I can not find the solution M of the attached equation. (mathcad 15)
[undefind] is displayed.
Please give some advice on what this means.
Solved! Go to Solution.
Here's an example of circuit analysis with Mathcad:
(I generally first try to solve symbolically, afterwards I can fill in the numbers)
Hello Ssato san,
I cannot read your file directly,
Please save as Mathcad 11 .mcd file and attach.
(do not care about any warnings when saving).
According your file look at my previous answer - remove the symbolic eval after minerr.
According the last example in Luc's file, you may read the "error" message. There is no error, but Mathcad 15 simply is not able (or willing) to display the large result. Luc's Mathcad 11 uses a much more capable symbolic processor (Maple) and does not have this display problem.
But as the error message says, you still can USE the resulting function!
In this case with a little help from the "simplify" modifier we can even persuade MC to display the symbolic results one by one.
Note that in Luc's sheet ORIGIN is set to 1 and we unfortunately cannot use units when evaluating the functions numerically as the unit system is turned off in this sheet (-> Tools -> Worksheet Options -> Unit System)

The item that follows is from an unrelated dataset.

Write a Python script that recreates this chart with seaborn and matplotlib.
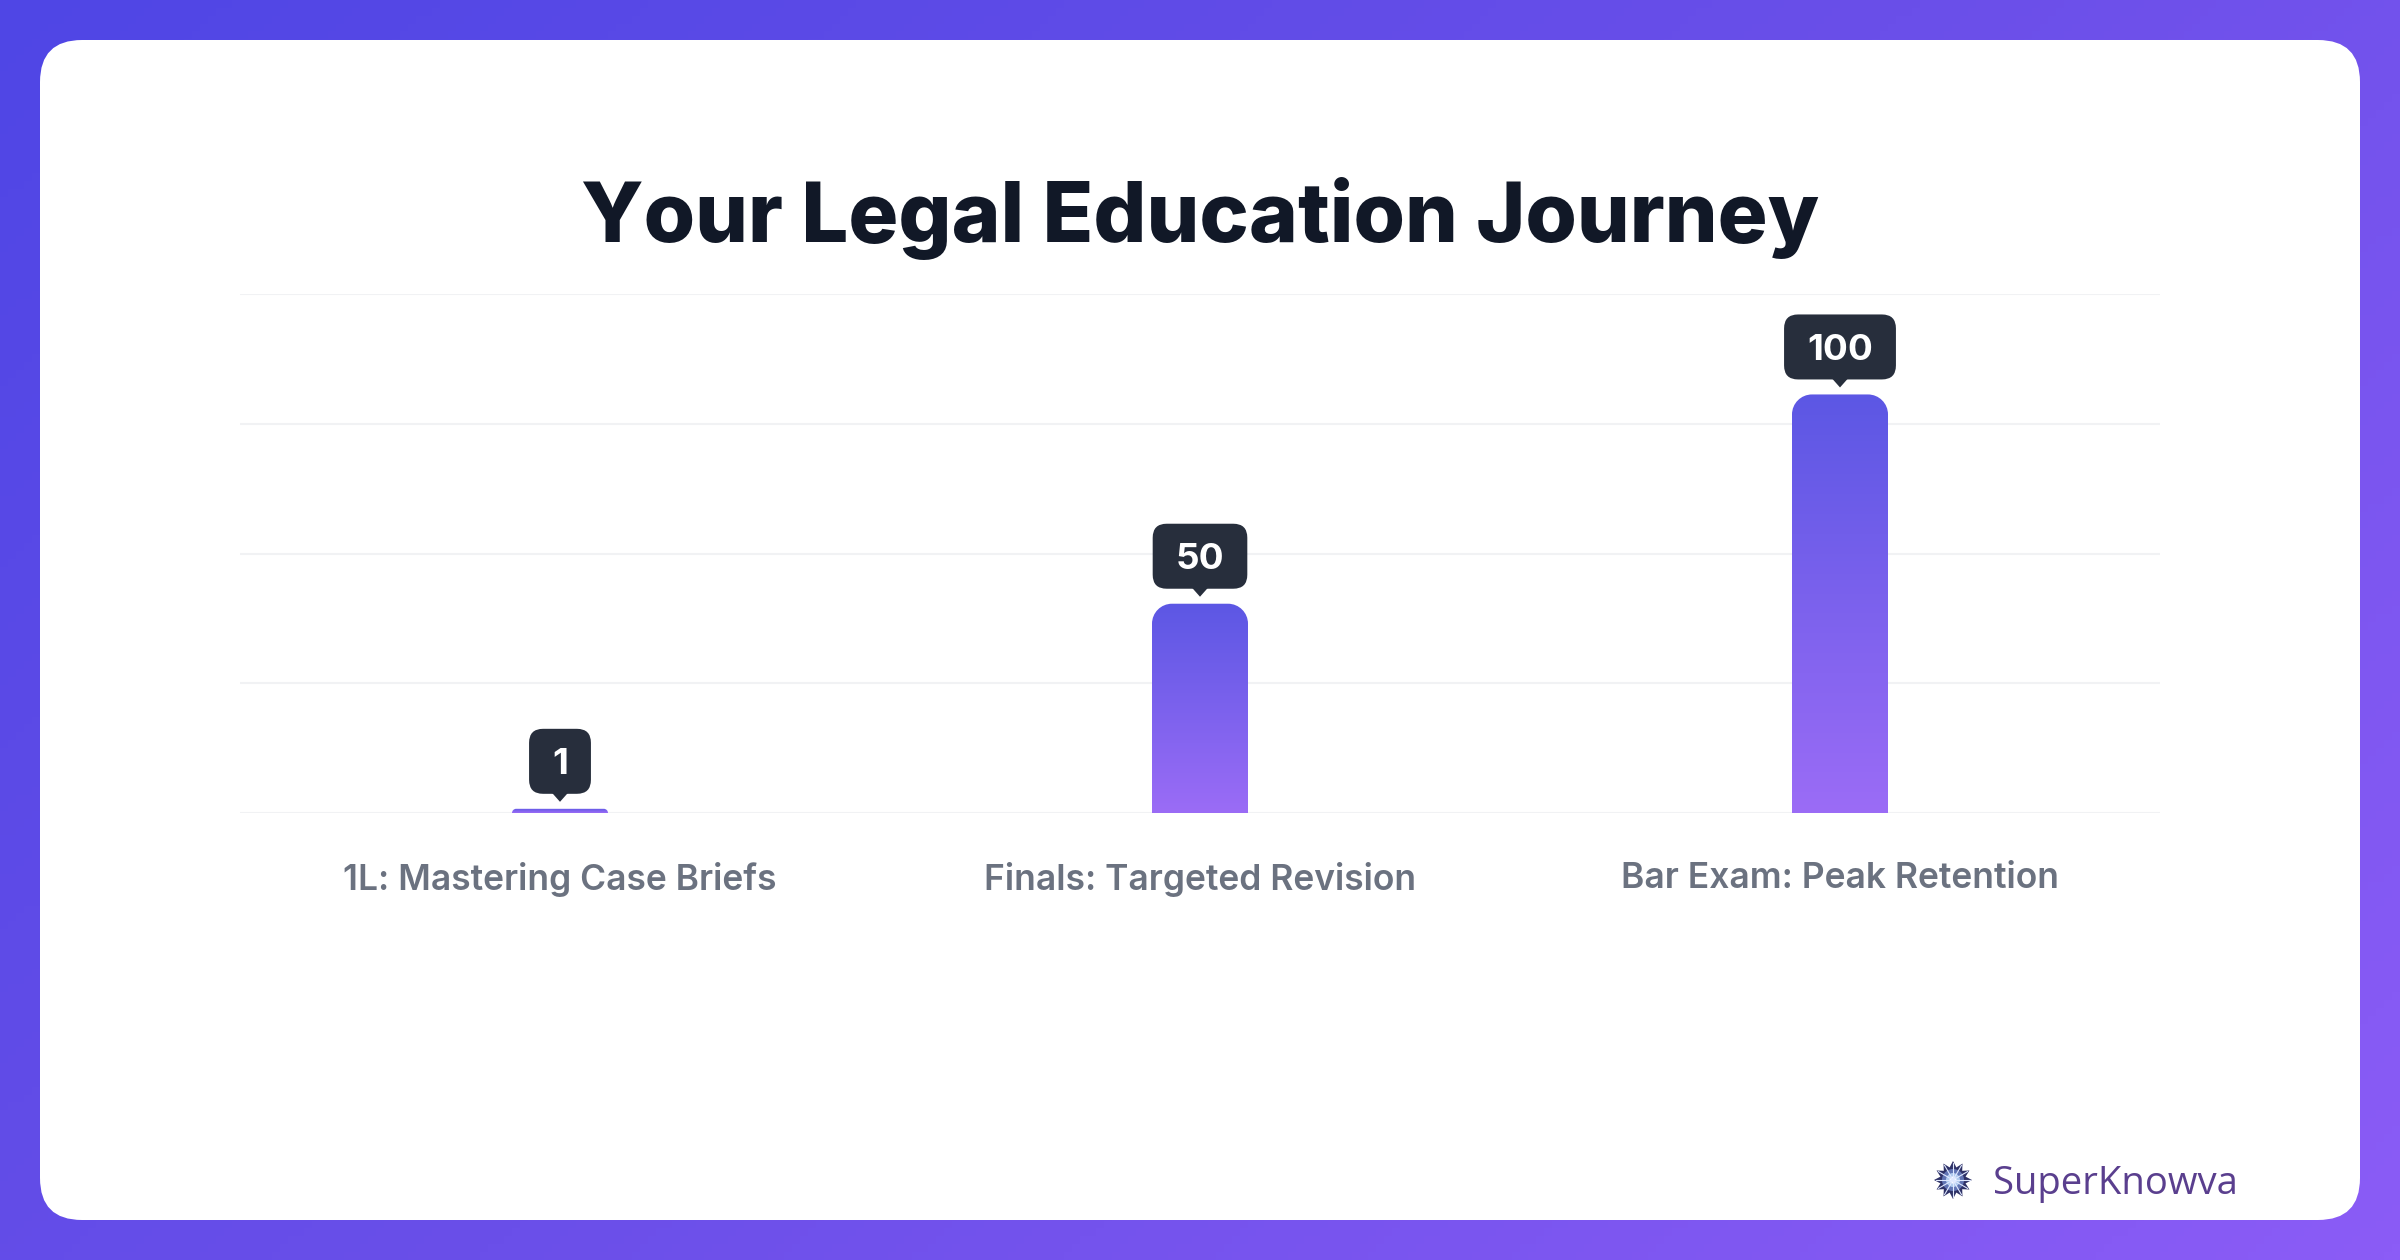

I think there's an error in your initial sheet: Unless R2 is 0, it's missing from the first equation.
In the sheet you adapted from mine, you included it as R1, I guess because it's meant to be non-zero.
Attached is my analysis of the circuit.
Hello Ssato san,
it's not that you named this resistor differently, it is even that I am mistaken about that. The problem is that this resistor is not in your formula.
I can find no part of your equations that represents this resistor.
I'm so much sorry.
R1 in circuit diagram is not in equation.
I changed some reference number and equation.
Please check the attached file.
Because your initial equations are linear in the currents, I1, I2 and I3, they can be rearranged in matrix form and solved as in the attached (I first manipulated the equations a little before putting them into matrix form).
Using the "direct network inspection" method. In my previous analysis, there was a mistake (I forgot to calculate a parallel) that now I've corrected. (I renamed the passive and reactive components but the values correspond), and using the Minerr function in the solution block, I obtained these results :
the one I applied, in fact, is one of the most used procedures for small passive or active electrical networks. The generalized Ohm's law V (s) = Z (s) I (s) is applied.